What media and officials failed to explain is that the Croatian minister announced an increase in the military contingent in the KFOR force in Kosovo. This is not news, considering that the authorities in Zagreb have previously announced that they intend to increase the number of their soldiers in the international mission in Kosovo.

“Republic of Croatia recently made a decision to increase its military contingent as part of the NATO peacekeeping operation in Kosovo. Operation KFOR has a special significance for Croatia because it is located in our immediate neighbourhood, which may have special implication for the stability of the entire region”, Grlić Radman told.

At the moment, 38 Croatian soldiers and two helicopters are deployed in Kosovo.

Croatia increasingly present in KFOR, the mission itself shrinks over time

Although more than 20 years have passed since the first contingents of KFOR forces from North Macedonia arrived in Kosovo, the mission remains the only legitimate military force in Kosovo. The structure has changed over the years, but the mandate has remained unchanged.

Even though the mandate of this mission has not been disputed, the composition and number of forces have changed over the years.

Initially, the mission numbered about 50,000 members from 39 partner Member States. From 2008, the numbers dropped to around 17,500. Today, KFOR has just under 3,400 soldiers from 27 countries.

The announcement that Croatia could increase its presence in the KFOR mission is nothing new.

From 2008 until today, the number of Croatian forces within KFOR has been increasing. Thus, according to the decision of the Croatian Parliament in 2009, the first contingent with 20 members and two transport helicopters was sent. Already in 2015, a decision was made that in 2016 up to 35 members of the Armed Forces of the Republic of Croatia can be sent.

The Balkan Security Network portal announced last year that Croatia plans to triple its military presence in Kosovo from 2021 if the government and parliament of that country accept the proposal to send a combat infantry company to KFOR for the first time.

On that occasion, military analyst Aleksandar Radić assessed for Danas that KFOR is a forgotten mission, which does not represent a great risk and for which there is no great interest among the leading powers, so a stronger presence of the countries in the region can be expected.

Radić explained that Croatia can always bring its plans under solidarity with the NATO alliance, and that it is politically correct, but that it is clear that they are noticeably trying to compete with Serbia for importance in the region.

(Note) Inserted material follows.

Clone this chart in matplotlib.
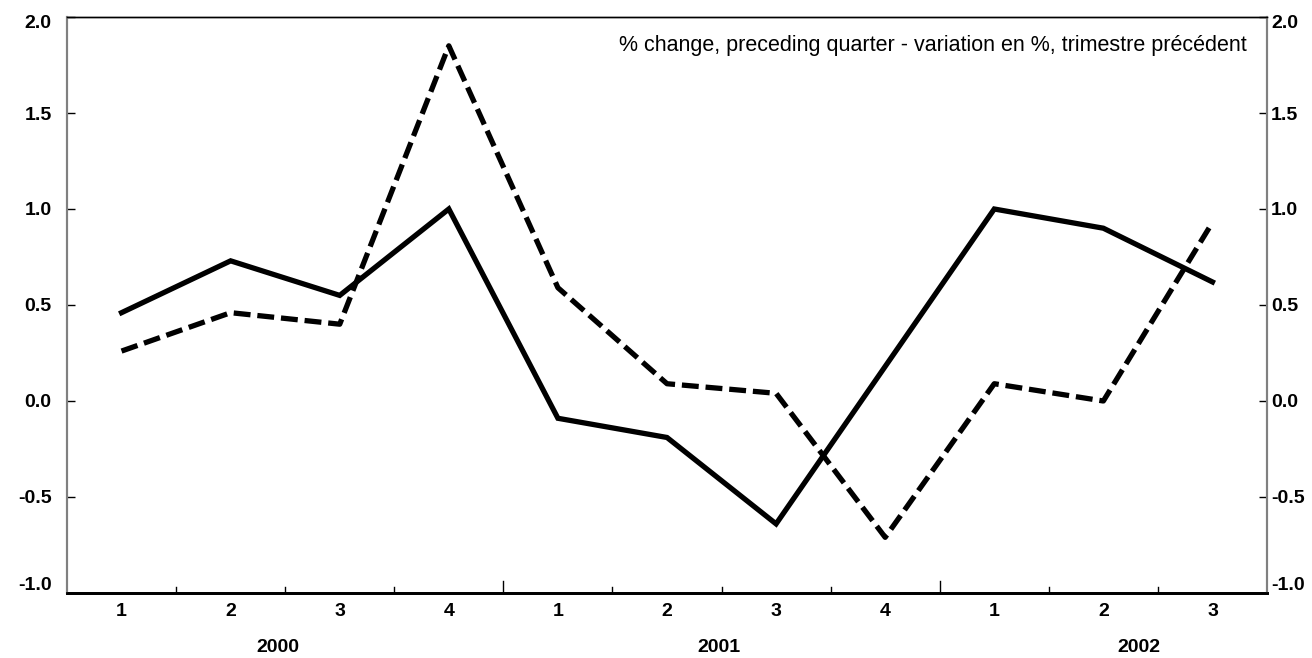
import numpy as np
import matplotlib
matplotlib.use("Agg")
import matplotlib.pyplot as plt
import matplotlib.transforms as mtransforms

plt.rcParams['font.family'] = ['Liberation Sans', 'DejaVu Sans']

# quarters 2000Q1 .. 2002Q3
quarters = ['1', '2', '3', '4', '1', '2', '3', '4', '1', '2', '3']
years = ['2000', '2001', '2002']
solid = [0.46, 0.73, 0.55, 1.00, -0.09, -0.19, -0.64, 0.18, 1.00, 0.90, 0.62]
dashed = [0.26, 0.46, 0.40, 1.85, 0.59, 0.09, 0.04, -0.71, 0.09, 0.00, 0.93]
note = '% change, preceding quarter - variation en %, trimestre précédent'

fig = plt.figure(figsize=(13.12, 6.58), dpi=100)
ax = fig.add_axes([67/1312, 1-593/658, 1200/1312, 576/658])

x = np.arange(len(quarters))
ax.plot(x, solid, '-', color='black', linewidth=3.8, solid_joinstyle='miter')
ax.plot(x, dashed, '--', color='black', linewidth=3.8, dashes=(3.2, 1.3))

ax.set_xlim(-0.5, len(quarters) - 0.5)
ax.set_ylim(-1.0, 2.0)

yt = np.arange(-1.0, 2.01, 0.5)
ylabels = ['%.1f' % v for v in yt]
ax.set_yticks(yt)
ax.set_yticklabels(ylabels, fontweight='bold', fontsize=14)
ax.tick_params(axis='y', direction='in', length=6, width=1, color='black', pad=11)

# right-hand scale, labels closer to the spine
ax2 = ax.twinx()
ax2.set_ylim(ax.get_ylim())
ax2.set_yticks(yt)
ax2.set_yticklabels(ylabels, fontweight='bold', fontsize=14)
ax2.tick_params(axis='y', direction='in', length=6, width=1, color='black', pad=3)

# end labels sit a little inside the range, as in the original
up = mtransforms.ScaledTranslation(0, 10/100, fig.dpi_scale_trans)
down = mtransforms.ScaledTranslation(0, -5/100, fig.dpi_scale_trans)
for t in ax.yaxis.get_major_ticks()[:1]:
    t.label1.set_transform(t.label1.get_transform() + up)
for t in ax.yaxis.get_major_ticks()[-1:]:
    t.label1.set_transform(t.label1.get_transform() + down)
for t in ax2.yaxis.get_major_ticks()[:1]:
    t.label2.set_transform(t.label2.get_transform() + up)
for t in ax2.yaxis.get_major_ticks()[-1:]:
    t.label2.set_transform(t.label2.get_transform() + down)

# quarter labels, no tick marks
ax.set_xticks(x)
ax.set_xticklabels(quarters, fontweight='bold', fontsize=14)
ax.tick_params(axis='x', length=0, pad=7)

# category boundary ticks (inward), longer at year breaks
for b in np.arange(0.5, len(quarters) - 0.5, 1.0):
    h = 0.063 if b in (3.5, 7.5) else 0.032
    ax.plot([b, b], [-1.0, -1.0 + h], color='black', linewidth=1, clip_on=False)

# year labels, under the quarter labels
year_pos = [1.43, 5.48, 9.33]
for yp, yr in zip(year_pos, years):
    ax.text(yp, -1.0 - 55/192, yr, ha='center', va='center',
            fontweight='bold', fontsize=14)

ax.text(0.983, 0.951, note, transform=ax.transAxes, ha='right', va='center', fontsize=15.5)

for a in (ax, ax2):
    a.spines['bottom'].set_linewidth(2)
    a.spines['bottom'].set_color('black')
    a.spines['top'].set_linewidth(1)
    a.spines['top'].set_color('black')
    a.spines['left'].set_color('#808080')
    a.spines['left'].set_linewidth(1.5)
    a.spines['right'].set_color('#808080')
    a.spines['right'].set_linewidth(1.5)

fig.savefig('out.png', dpi=100)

“Unlike the arms race, which is more media-driven in the tabloids than is actually happening, the picture on the ground shows that Croatia is using the fact that it is in NATO to better establish itself in the former Yugoslavia and take as many forms of cooperation with the region. It was about education various courses, joint exercises, so now participation in KFOR”, Radić told.

Hungary and Slovenia have the largest number of people and missions, and in addition to Croatia, which is announcing an increase in its troops, so is North Macedonia, which plans to increase its presence from 44 to 180 soldiers in KFOR this year.

Unnamed NATO official commented on the statement of President Vučić that one major power would soon demand the withdrawal of KFOR international peacekeepers from Kosovo, adding that NATO remains committed to the stability of the Western Balkans.

“All decision in NATO, including those on KFOR, are made by consensus of all 30 member states”, NATO official told Radio Free Europe, noting that the NATO has contributed to stability for any years in Western Balkans.

President of Serbia Aleksandar Vučić stated that a great power will soon start with an official request for KFOR nad UNMNIK to withdraw from Kosovo, estimating that it would be an “absolute catastrophe” for Serbia.